The problem :: Copy out each line exactly; pictures stay out of the copy.

------ Data segment ------

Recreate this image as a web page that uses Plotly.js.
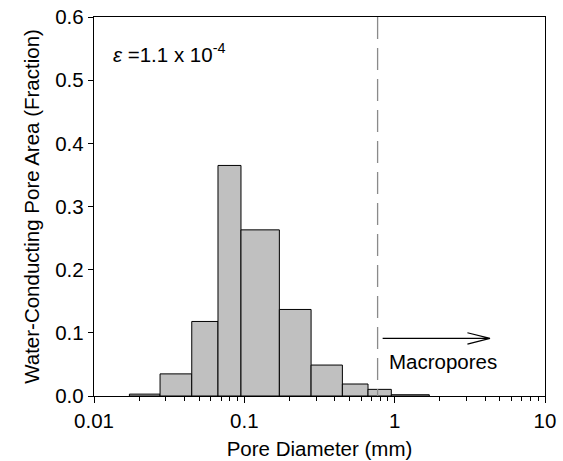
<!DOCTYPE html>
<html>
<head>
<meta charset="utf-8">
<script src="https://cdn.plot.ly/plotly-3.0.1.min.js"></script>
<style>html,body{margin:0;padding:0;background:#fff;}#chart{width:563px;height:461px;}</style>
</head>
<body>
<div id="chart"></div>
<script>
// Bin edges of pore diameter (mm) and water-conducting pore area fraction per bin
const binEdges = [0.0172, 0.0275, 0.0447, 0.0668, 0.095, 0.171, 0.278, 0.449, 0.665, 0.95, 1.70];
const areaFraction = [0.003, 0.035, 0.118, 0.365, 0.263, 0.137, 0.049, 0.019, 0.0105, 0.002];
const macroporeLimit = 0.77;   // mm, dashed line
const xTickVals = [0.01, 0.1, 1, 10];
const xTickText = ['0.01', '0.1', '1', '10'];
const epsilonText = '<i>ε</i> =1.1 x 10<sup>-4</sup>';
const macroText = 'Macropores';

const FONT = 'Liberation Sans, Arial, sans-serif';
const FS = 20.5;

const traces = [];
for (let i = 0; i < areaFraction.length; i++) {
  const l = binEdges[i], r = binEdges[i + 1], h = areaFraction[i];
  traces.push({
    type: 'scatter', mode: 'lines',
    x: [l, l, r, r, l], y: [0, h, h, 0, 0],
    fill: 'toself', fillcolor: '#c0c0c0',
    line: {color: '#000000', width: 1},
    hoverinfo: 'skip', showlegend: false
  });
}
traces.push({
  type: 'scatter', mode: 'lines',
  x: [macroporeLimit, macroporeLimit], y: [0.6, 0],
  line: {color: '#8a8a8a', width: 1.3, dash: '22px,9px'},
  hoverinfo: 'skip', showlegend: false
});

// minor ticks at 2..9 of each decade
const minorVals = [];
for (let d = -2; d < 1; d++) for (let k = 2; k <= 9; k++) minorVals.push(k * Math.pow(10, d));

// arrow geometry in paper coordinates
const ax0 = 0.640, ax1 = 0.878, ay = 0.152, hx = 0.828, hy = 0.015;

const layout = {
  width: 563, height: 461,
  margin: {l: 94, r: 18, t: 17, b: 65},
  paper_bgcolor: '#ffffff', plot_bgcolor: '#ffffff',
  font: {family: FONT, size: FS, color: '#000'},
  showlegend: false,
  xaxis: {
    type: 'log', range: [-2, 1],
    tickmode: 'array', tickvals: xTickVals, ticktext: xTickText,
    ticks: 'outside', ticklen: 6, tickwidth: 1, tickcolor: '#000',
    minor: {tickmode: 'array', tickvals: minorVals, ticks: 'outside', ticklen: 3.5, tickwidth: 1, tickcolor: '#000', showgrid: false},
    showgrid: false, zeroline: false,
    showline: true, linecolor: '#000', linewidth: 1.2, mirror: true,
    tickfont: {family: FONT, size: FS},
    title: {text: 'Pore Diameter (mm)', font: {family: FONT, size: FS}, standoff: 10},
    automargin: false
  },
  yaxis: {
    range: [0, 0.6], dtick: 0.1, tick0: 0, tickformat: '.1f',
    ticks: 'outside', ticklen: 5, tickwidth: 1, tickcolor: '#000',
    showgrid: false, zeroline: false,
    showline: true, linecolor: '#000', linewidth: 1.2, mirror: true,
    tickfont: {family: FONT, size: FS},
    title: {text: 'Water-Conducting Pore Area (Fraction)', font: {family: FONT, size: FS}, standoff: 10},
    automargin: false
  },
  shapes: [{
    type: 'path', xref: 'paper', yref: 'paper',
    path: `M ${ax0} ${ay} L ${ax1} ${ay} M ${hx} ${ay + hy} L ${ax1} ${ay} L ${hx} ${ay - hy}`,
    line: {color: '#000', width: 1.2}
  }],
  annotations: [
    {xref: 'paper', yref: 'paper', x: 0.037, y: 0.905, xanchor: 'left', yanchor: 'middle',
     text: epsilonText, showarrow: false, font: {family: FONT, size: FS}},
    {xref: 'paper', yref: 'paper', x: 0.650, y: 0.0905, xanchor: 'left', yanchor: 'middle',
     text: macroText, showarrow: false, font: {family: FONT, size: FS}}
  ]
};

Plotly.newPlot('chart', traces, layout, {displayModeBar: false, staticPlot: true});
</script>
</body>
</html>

------

Exercise result ::
Recreate this image as a web page that uses Plotly.js.
<!DOCTYPE html>
<html>
<head>
<meta charset="utf-8">
<script src="https://cdn.plot.ly/plotly-3.0.1.min.js"></script>
<style>html,body{margin:0;padding:0;background:#fff;}#chart{width:563px;height:461px;}</style>
</head>
<body>
<div id="chart"></div>
<script>
// Bin edges of pore diameter (mm) and water-conducting pore area fraction per bin
const binEdges = [0.0172, 0.0275, 0.0447, 0.0668, 0.095, 0.171, 0.278, 0.449, 0.665, 0.95, 1.70];
const areaFraction = [0.003, 0.035, 0.118, 0.365, 0.263, 0.137, 0.049, 0.019, 0.0105, 0.002];
const macroporeLimit = 0.77;   // mm, dashed line
const xTickVals = [0.01, 0.1, 1, 10];
const xTickText = ['0.01', '0.1', '1', '10'];
const epsilonText = '<i>ε</i> =1.1 x 10<sup>-4</sup>';
const macroText = 'Macropores';

const FONT = 'Liberation Sans, Arial, sans-serif';
const FS = 20.5;

const traces = [];
for (let i = 0; i < areaFraction.length; i++) {
  const l = binEdges[i], r = binEdges[i + 1], h = areaFraction[i];
  traces.push({
    type: 'scatter', mode: 'lines',
    x: [l, l, r, r, l], y: [0, h, h, 0, 0],
    fill: 'toself', fillcolor: '#c0c0c0',
    line: {color: '#000000', width: 1},
    hoverinfo: 'skip', showlegend: false
  });
}
traces.push({
  type: 'scatter', mode: 'lines',
  x: [macroporeLimit, macroporeLimit], y: [0.6, 0],
  line: {color: '#8a8a8a', width: 1.3, dash: '22px,9px'},
  hoverinfo: 'skip', showlegend: false
});

// minor ticks at 2..9 of each decade
const minorVals = [];
for (let d = -2; d < 1; d++) for (let k = 2; k <= 9; k++) minorVals.push(k * Math.pow(10, d));

// arrow geometry in paper coordinates
const ax0 = 0.640, ax1 = 0.878, ay = 0.152, hx = 0.828, hy = 0.015;

const layout = {
  width: 563, height: 461,
  margin: {l: 94, r: 18, t: 17, b: 65},
  paper_bgcolor: '#ffffff', plot_bgcolor: '#ffffff',
  font: {family: FONT, size: FS, color: '#000'},
  showlegend: false,
  xaxis: {
    type: 'log', range: [-2, 1],
    tickmode: 'array', tickvals: xTickVals, ticktext: xTickText,
    ticks: 'outside', ticklen: 6, tickwidth: 1, tickcolor: '#000',
    minor: {tickmode: 'array', tickvals: minorVals, ticks: 'outside', ticklen: 3.5, tickwidth: 1, tickcolor: '#000', showgrid: false},
    showgrid: false, zeroline: false,
    showline: true, linecolor: '#000', linewidth: 1.2, mirror: true,
    tickfont: {family: FONT, size: FS},
    title: {text: 'Pore Diameter (mm)', font: {family: FONT, size: FS}, standoff: 10},
    automargin: false
  },
  yaxis: {
    range: [0, 0.6], dtick: 0.1, tick0: 0, tickformat: '.1f',
    ticks: 'outside', ticklen: 5, tickwidth: 1, tickcolor: '#000',
    showgrid: false, zeroline: false,
    showline: true, linecolor: '#000', linewidth: 1.2, mirror: true,
    tickfont: {family: FONT, size: FS},
    title: {text: 'Water-Conducting Pore Area (Fraction)', font: {family: FONT, size: FS}, standoff: 10},
    automargin: false
  },
  shapes: [{
    type: 'path', xref: 'paper', yref: 'paper',
    path: `M ${ax0} ${ay} L ${ax1} ${ay} M ${hx} ${ay + hy} L ${ax1} ${ay} L ${hx} ${ay - hy}`,
    line: {color: '#000', width: 1.2}
  }],
  annotations: [
    {xref: 'paper', yref: 'paper', x: 0.037, y: 0.905, xanchor: 'left', yanchor: 'middle',
     text: epsilonText, showarrow: false, font: {family: FONT, size: FS}},
    {xref: 'paper', yref: 'paper', x: 0.650, y: 0.0905, xanchor: 'left', yanchor: 'middle',
     text: macroText, showarrow: false, font: {family: FONT, size: FS}}
  ]
};

Plotly.newPlot('chart', traces, layout, {displayModeBar: false, staticPlot: true});
</script>
</body>
</html>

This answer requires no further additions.